The Daily Item, Sunbury, PA


July 22, 2013

Public health benefits from cleaner gas

If you are among the countless Americans who long for a shorter commute, less time spent in traffic shuffling kids to and from soccer practice or piano lessons, you are not alone. What you may not realize though is that the volume of time you spend behind the wheel could actually be harming not only your health, but also your children's.

Here's why: breathing tailpipe pollution can cause serious respiratory distress. Even if you drive with your windows up, you are still breathing dirty highway pollution that can trigger severe asthma attacks, jeopardize children's lung development, cause heart attacks and even premature death. Even if your children aren't in the car, their soccer fields, playgrounds and schools are often close enough to these highways to have the same effect on their developing lungs.

While today's cars are much cleaner than they used to be, as anyone who has driven on heavily congested Interstate 80 or US 11 knows, vehicle emissions are particularly concentrated on busy roadways such as these and only magnify the harmful impacts of breathing tailpipe pollution.

The American Lung Association's new report: A Penny for Prevention: The Case for Cleaner Gasoline and Vehicles effectively demonstrates how the public health benefits from setting cleaner gasoline standards and stronger emissions standards to reduce tailpipe pollutions produced by cars, light trucks and SUVs would be both significant and immediate.

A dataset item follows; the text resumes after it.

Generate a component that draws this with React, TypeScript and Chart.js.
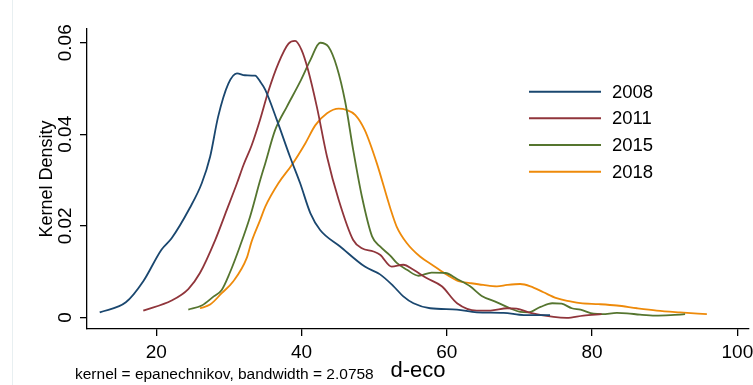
import React, { useEffect, useRef } from "react";
import { Chart, registerables } from "chart.js";

Chart.register(...registerables);

// ---------- data ----------
const years = ["2008", "2011", "2015", "2018"];

const x2008 = [12.2, 15.8, 18.2, 20.7, 22.1, 24.6, 26.25, 27.4, 28.5, 29.9, 31.1, 32.2, 33.6, 34.3, 35.0, 36.6, 38.4, 39.8, 41.2, 42.55, 45.3, 48.7, 50.8, 52.6, 54.0, 55.4, 57.7, 61.4, 64.1, 67.8, 70.6, 74.2];
const y2008 = [0.0011, 0.0033, 0.0079, 0.0148, 0.0173, 0.0239, 0.0293, 0.0351, 0.0438, 0.051, 0.0533, 0.0529, 0.0528, 0.0515, 0.0497, 0.0431, 0.0351, 0.0293, 0.0228, 0.0191, 0.0155, 0.0111, 0.0094, 0.0069, 0.0046, 0.0031, 0.002, 0.0017, 0.0011, 0.001, 0.0005, 0.0005];

const x2011 = [18.2, 22.1, 24.4, 26.0, 28.1, 29.7, 31.1, 32.0, 33.1, 34.3, 35.4, 36.8, 38.2, 39.1, 40.0, 40.9, 42.1, 43.5, 45.1, 47.1, 48.3, 49.9, 50.8, 52.4, 54.0, 55.4, 57.2, 59.3, 61.4, 64.1, 66.0, 68.3, 69.6, 71.5, 74.7, 76.5, 78.8, 81.3];
const y2011 = [0.0015, 0.0037, 0.0062, 0.0097, 0.0169, 0.0235, 0.0293, 0.0333, 0.0375, 0.0433, 0.0493, 0.0555, 0.0598, 0.0604, 0.0584, 0.054, 0.046, 0.0351, 0.0257, 0.0169, 0.0151, 0.0144, 0.0137, 0.0111, 0.0115, 0.0104, 0.0086, 0.0068, 0.0031, 0.0015, 0.0015, 0.002, 0.0019, 0.001, 0.0001, -0.0001, 0.0004, 0.0007];

const x2015 = [24.4, 26.25, 27.9, 29.0, 30.1, 31.5, 32.9, 34.3, 35.0, 36.35, 37.96, 39.8, 41.2, 42.55, 43.7, 44.85, 46.0, 47.1, 48.3, 49.7, 50.8, 52.2, 53.1, 54.5, 56.1, 57.9, 59.8, 61.4, 63.2, 64.8, 66.9, 68.7, 70.1, 71.2, 72.9, 74.5, 75.8, 77.2, 78.4, 80.2, 81.4, 83.4, 84.8, 86.6, 88.7, 90.8, 92.8];
const y2015 = [0.0017, 0.0026, 0.0046, 0.006, 0.0097, 0.0155, 0.022, 0.03, 0.0337, 0.0409, 0.046, 0.0515, 0.0562, 0.06, 0.0591, 0.0547, 0.0471, 0.0366, 0.0264, 0.0177, 0.0155, 0.0135, 0.0119, 0.0104, 0.0091, 0.0098, 0.0097, 0.0084, 0.0068, 0.0047, 0.0033, 0.002, 0.0012, 0.0011, 0.0023, 0.0031, 0.003, 0.002, 0.0017, 0.0008, 0.0007, 0.001, 0.0009, 0.0006, 0.0004, 0.0005, 0.0007];

const x2018 = [26.0, 27.4, 29.0, 30.6, 32.45, 33.1, 34.3, 35.0, 36.8, 38.65, 40.5, 41.9, 43.5, 45.1, 46.2, 47.4, 48.7, 50.35, 52.2, 53.1, 54.5, 56.3, 58.15, 60.0, 61.6, 63.2, 65.0, 66.9, 68.3, 70.1, 71.5, 73.3, 75.1, 77.0, 78.4, 80.9, 83.4, 86.2, 88.9, 92.1, 95.8];
const y2018 = [0.002, 0.0028, 0.0053, 0.0079, 0.013, 0.0165, 0.0213, 0.0242, 0.0293, 0.0333, 0.038, 0.042, 0.0446, 0.0456, 0.0453, 0.0442, 0.0409, 0.0337, 0.0239, 0.0198, 0.0162, 0.0133, 0.0113, 0.0093, 0.0079, 0.0075, 0.0071, 0.0068, 0.0071, 0.0073, 0.0068, 0.0055, 0.0042, 0.0035, 0.0031, 0.0029, 0.0026, 0.002, 0.0015, 0.0011, 0.0007];

const xTicks = [20, 40, 60, 80, 100];
const yTicks = [0, 0.02, 0.04, 0.06];
const yTickLabels = ["0", "0.02", "0.04", "0.06"];

const xTitle = "d-eco";
const yTitle = "Kernel Density";
const note = "kernel = epanechnikov, bandwidth = 2.0758";

const colors = ["#1a476f", "#90353b", "#55752f", "#ee8a0a"];

const FONT = "'Liberation Sans', Arial, Helvetica, sans-serif";

const overlayPlugin = {
  id: "overlay",
  beforeDraw(chart: any) {
    const ctx = chart.ctx;
    ctx.save();
    ctx.fillStyle = "#e8eff1";
    ctx.fillRect(12, 0, 1, chart.height);
    ctx.restore();
  },
  afterDraw(chart: any) {
    const ctx = chart.ctx;
    ctx.save();
    // note
    ctx.fillStyle = "#000";
    ctx.font = `15.5px ${FONT}`;
    ctx.textAlign = "left";
    ctx.textBaseline = "alphabetic";
    ctx.fillText(note, 75, 379);
    // legend
    const rowY = [91.7, 118.3, 145, 171.7];
    chart.data.datasets.forEach((ds: any, i: number) => {
      const y = rowY[i];
      ctx.strokeStyle = ds.borderColor;
      ctx.lineWidth = 2;
      ctx.beginPath();
      ctx.moveTo(529, y);
      ctx.lineTo(601, y);
      ctx.stroke();
      ctx.fillStyle = "#000";
      ctx.font = `18.5px ${FONT}`;
      ctx.textBaseline = "middle";
      ctx.fillText(ds.label, 612, y + 1);
    });
    ctx.restore();
  },
};

export default function App() {
  const ref = useRef<HTMLCanvasElement>(null);

  useEffect(() => {
    document.body.style.margin = "0";
    const series = [
      [x2008, y2008],
      [x2011, y2011],
      [x2015, y2015],
      [x2018, y2018],
    ];
    const gridOpts = {
      display: true,
      drawOnChartArea: false,
      drawTicks: true,
      tickLength: 7,
      color: "#000",
      lineWidth: 1.3,
    };
    const borderOpts = { display: true, color: "#000", width: 1.3 };

    const chart = new Chart(ref.current as HTMLCanvasElement, {
      type: "line",
      data: {
        datasets: years.map((yr, i) => ({
          label: yr,
          data: series[i][0].map((x, j) => ({ x, y: series[i][1][j] })),
          borderColor: colors[i],
          backgroundColor: colors[i],
          borderWidth: 1.8,
          pointRadius: 0,
          fill: false,
          cubicInterpolationMode: "monotone",
        })),
      },
      options: {
        responsive: false,
        animation: false,
        devicePixelRatio: 1,
        layout: { padding: { left: 0, right: 4, top: 29, bottom: 0 } },
        plugins: {
          legend: { display: false },
          tooltip: { enabled: false },
        },
        scales: {
          x: {
            type: "linear",
            min: 10.45,
            max: 101.6,
            afterBuildTicks: (s: any) => {
              s.ticks = xTicks.map((v) => ({ value: v }));
            },
            afterFit: (s: any) => {
              s.height = 56;
              s.paddingLeft = 0;
              s.paddingRight = 0;
            },
            grid: gridOpts,
            border: borderOpts,
            ticks: {
              color: "#000",
              font: { family: FONT, size: 19 },
              padding: 5,
              maxRotation: 0,
              autoSkip: false,
            },
            title: {
              display: true,
              text: xTitle,
              color: "#000",
              font: { family: FONT, size: 22 },
              padding: { top: 0, bottom: 1 },
            },
          },
          y: {
            type: "linear",
            min: -0.00253,
            max: 0.063,
            afterBuildTicks: (s: any) => {
              s.ticks = yTicks.map((v) => ({ value: v }));
            },
            afterFit: (s: any) => {
              s.width = 87;
              s.paddingTop = 0;
              s.paddingBottom = 0;
            },
            grid: gridOpts,
            border: borderOpts,
            ticks: {
              color: "#000",
              font: { family: FONT, size: 19 },
              minRotation: 90,
              maxRotation: 90,
              crossAlign: "center",
              padding: -4,
              autoSkip: false,
              callback: (v: any) => {
                const k = yTicks.indexOf(Number(v));
                return k >= 0 ? yTickLabels[k] : "";
              },
            },
            title: {
              display: true,
              text: yTitle,
              color: "#000",
              font: { family: FONT, size: 18 },
              padding: { top: 36, bottom: 0 },
            },
          },
        },
      } as any,
      plugins: [overlayPlugin],
    });
    return () => chart.destroy();
  }, []);

  return (
    <div style={{ position: "absolute", left: 0, top: 0, width: 753, height: 385, background: "#fff" }}>
      <canvas ref={ref} width={753} height={385} style={{ display: "block", width: 753, height: 385 }} />
    </div>
  );
}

Most notably, the pollution reduction equivalent would be equal to removing 33 million cars from our nation's congested roadways. That's nearly twice the number of every car and truck registered in Pennsylvania. Once implemented, these air pollution reductions would save 2,500 lives every year and prevent more than 3.3 million missed school and workdays due to illness.

We now have sufficient and conclusive scientific evidence that confirms constant exposure to tailpipe pollution disproportionately harms the health of those who live, work and attend school near busy roadways most. Up to 45 percent of the nation is going about their daily lives within dangerous proximity of heavy traffic pollution.